*Task brief:*
Word for word, quote all of the material, omitting the pictures.
>>>>>
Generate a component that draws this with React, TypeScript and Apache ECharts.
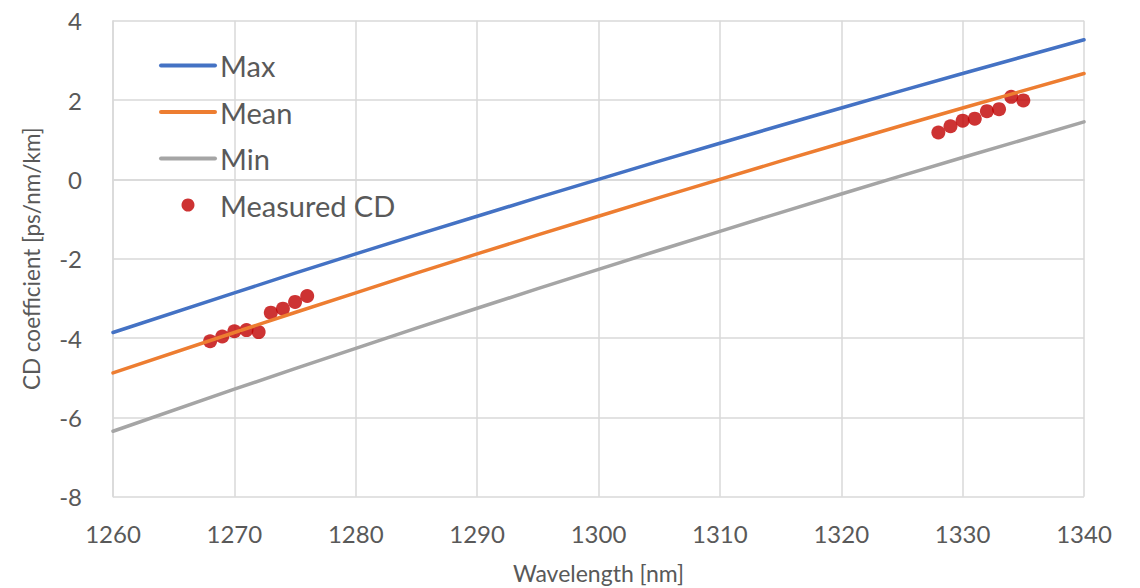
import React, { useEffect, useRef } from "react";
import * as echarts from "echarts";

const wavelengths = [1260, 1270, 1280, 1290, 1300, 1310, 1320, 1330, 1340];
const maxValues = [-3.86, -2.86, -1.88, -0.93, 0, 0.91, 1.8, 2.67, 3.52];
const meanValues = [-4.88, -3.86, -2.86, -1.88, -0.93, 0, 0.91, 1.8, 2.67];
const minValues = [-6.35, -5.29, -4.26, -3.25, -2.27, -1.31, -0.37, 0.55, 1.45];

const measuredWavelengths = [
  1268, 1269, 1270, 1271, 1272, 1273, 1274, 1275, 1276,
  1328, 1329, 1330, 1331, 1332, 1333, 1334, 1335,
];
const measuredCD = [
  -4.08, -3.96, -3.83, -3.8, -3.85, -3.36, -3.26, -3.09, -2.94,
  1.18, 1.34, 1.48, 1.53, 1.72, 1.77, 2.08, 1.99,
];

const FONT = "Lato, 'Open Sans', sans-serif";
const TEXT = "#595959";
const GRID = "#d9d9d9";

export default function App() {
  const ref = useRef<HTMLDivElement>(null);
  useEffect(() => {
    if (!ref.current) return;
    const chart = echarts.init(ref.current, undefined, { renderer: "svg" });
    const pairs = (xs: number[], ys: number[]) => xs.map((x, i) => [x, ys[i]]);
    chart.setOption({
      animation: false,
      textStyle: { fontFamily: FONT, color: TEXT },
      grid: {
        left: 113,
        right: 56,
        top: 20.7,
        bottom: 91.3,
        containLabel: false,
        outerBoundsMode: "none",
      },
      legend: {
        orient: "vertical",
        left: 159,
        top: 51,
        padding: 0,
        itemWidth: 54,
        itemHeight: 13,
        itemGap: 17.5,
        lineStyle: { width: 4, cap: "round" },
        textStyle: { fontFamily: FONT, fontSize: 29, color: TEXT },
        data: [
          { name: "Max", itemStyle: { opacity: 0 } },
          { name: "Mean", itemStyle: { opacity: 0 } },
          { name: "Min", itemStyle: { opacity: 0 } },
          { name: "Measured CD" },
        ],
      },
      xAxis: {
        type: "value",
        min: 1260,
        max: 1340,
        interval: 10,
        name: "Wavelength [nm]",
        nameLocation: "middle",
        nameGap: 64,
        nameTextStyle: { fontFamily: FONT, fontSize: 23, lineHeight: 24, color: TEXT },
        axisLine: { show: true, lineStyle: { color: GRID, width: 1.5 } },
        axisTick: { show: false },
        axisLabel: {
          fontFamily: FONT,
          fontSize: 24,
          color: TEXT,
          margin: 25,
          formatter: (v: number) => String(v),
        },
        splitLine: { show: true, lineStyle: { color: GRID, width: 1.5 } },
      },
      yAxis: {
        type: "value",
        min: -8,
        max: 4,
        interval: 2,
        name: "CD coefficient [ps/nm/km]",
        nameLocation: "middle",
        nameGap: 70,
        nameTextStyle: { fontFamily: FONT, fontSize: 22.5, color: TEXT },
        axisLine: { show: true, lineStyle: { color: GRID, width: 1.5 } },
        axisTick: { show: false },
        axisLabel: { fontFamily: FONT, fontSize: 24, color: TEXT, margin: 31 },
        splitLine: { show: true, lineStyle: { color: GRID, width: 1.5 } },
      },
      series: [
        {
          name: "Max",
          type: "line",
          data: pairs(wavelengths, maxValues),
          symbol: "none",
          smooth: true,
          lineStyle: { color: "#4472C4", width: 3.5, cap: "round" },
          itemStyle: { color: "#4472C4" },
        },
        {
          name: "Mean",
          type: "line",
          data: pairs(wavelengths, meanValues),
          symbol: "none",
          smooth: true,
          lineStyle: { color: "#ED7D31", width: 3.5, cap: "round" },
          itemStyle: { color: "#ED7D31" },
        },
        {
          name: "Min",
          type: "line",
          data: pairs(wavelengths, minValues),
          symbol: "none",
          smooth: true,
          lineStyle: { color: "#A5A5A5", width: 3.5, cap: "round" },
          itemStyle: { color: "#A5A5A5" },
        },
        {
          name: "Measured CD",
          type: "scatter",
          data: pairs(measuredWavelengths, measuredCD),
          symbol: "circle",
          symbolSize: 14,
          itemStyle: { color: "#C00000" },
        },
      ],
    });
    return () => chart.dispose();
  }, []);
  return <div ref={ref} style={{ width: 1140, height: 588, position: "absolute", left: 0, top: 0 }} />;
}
<<<<<
*Complete response:*
Generate a component that draws this with React, TypeScript and Apache ECharts.
import React, { useEffect, useRef } from "react";
import * as echarts from "echarts";

const wavelengths = [1260, 1270, 1280, 1290, 1300, 1310, 1320, 1330, 1340];
const maxValues = [-3.86, -2.86, -1.88, -0.93, 0, 0.91, 1.8, 2.67, 3.52];
const meanValues = [-4.88, -3.86, -2.86, -1.88, -0.93, 0, 0.91, 1.8, 2.67];
const minValues = [-6.35, -5.29, -4.26, -3.25, -2.27, -1.31, -0.37, 0.55, 1.45];

const measuredWavelengths = [
  1268, 1269, 1270, 1271, 1272, 1273, 1274, 1275, 1276,
  1328, 1329, 1330, 1331, 1332, 1333, 1334, 1335,
];
const measuredCD = [
  -4.08, -3.96, -3.83, -3.8, -3.85, -3.36, -3.26, -3.09, -2.94,
  1.18, 1.34, 1.48, 1.53, 1.72, 1.77, 2.08, 1.99,
];

const FONT = "Lato, 'Open Sans', sans-serif";
const TEXT = "#595959";
const GRID = "#d9d9d9";

export default function App() {
  const ref = useRef<HTMLDivElement>(null);
  useEffect(() => {
    if (!ref.current) return;
    const chart = echarts.init(ref.current, undefined, { renderer: "svg" });
    const pairs = (xs: number[], ys: number[]) => xs.map((x, i) => [x, ys[i]]);
    chart.setOption({
      animation: false,
      textStyle: { fontFamily: FONT, color: TEXT },
      grid: {
        left: 113,
        right: 56,
        top: 20.7,
        bottom: 91.3,
        containLabel: false,
        outerBoundsMode: "none",
      },
      legend: {
        orient: "vertical",
        left: 159,
        top: 51,
        padding: 0,
        itemWidth: 54,
        itemHeight: 13,
        itemGap: 17.5,
        lineStyle: { width: 4, cap: "round" },
        textStyle: { fontFamily: FONT, fontSize: 29, color: TEXT },
        data: [
          { name: "Max", itemStyle: { opacity: 0 } },
          { name: "Mean", itemStyle: { opacity: 0 } },
          { name: "Min", itemStyle: { opacity: 0 } },
          { name: "Measured CD" },
        ],
      },
      xAxis: {
        type: "value",
        min: 1260,
        max: 1340,
        interval: 10,
        name: "Wavelength [nm]",
        nameLocation: "middle",
        nameGap: 64,
        nameTextStyle: { fontFamily: FONT, fontSize: 23, lineHeight: 24, color: TEXT },
        axisLine: { show: true, lineStyle: { color: GRID, width: 1.5 } },
        axisTick: { show: false },
        axisLabel: {
          fontFamily: FONT,
          fontSize: 24,
          color: TEXT,
          margin: 25,
          formatter: (v: number) => String(v),
        },
        splitLine: { show: true, lineStyle: { color: GRID, width: 1.5 } },
      },
      yAxis: {
        type: "value",
        min: -8,
        max: 4,
        interval: 2,
        name: "CD coefficient [ps/nm/km]",
        nameLocation: "middle",
        nameGap: 70,
        nameTextStyle: { fontFamily: FONT, fontSize: 22.5, color: TEXT },
        axisLine: { show: true, lineStyle: { color: GRID, width: 1.5 } },
        axisTick: { show: false },
        axisLabel: { fontFamily: FONT, fontSize: 24, color: TEXT, margin: 31 },
        splitLine: { show: true, lineStyle: { color: GRID, width: 1.5 } },
      },
      series: [
        {
          name: "Max",
          type: "line",
          data: pairs(wavelengths, maxValues),
          symbol: "none",
          smooth: true,
          lineStyle: { color: "#4472C4", width: 3.5, cap: "round" },
          itemStyle: { color: "#4472C4" },
        },
        {
          name: "Mean",
          type: "line",
          data: pairs(wavelengths, meanValues),
          symbol: "none",
          smooth: true,
          lineStyle: { color: "#ED7D31", width: 3.5, cap: "round" },
          itemStyle: { color: "#ED7D31" },
        },
        {
          name: "Min",
          type: "line",
          data: pairs(wavelengths, minValues),
          symbol: "none",
          smooth: true,
          lineStyle: { color: "#A5A5A5", width: 3.5, cap: "round" },
          itemStyle: { color: "#A5A5A5" },
        },
        {
          name: "Measured CD",
          type: "scatter",
          data: pairs(measuredWavelengths, measuredCD),
          symbol: "circle",
          symbolSize: 14,
          itemStyle: { color: "#C00000" },
        },
      ],
    });
    return () => chart.dispose();
  }, []);
  return <div ref={ref} style={{ width: 1140, height: 588, position: "absolute", left: 0, top: 0 }} />;
}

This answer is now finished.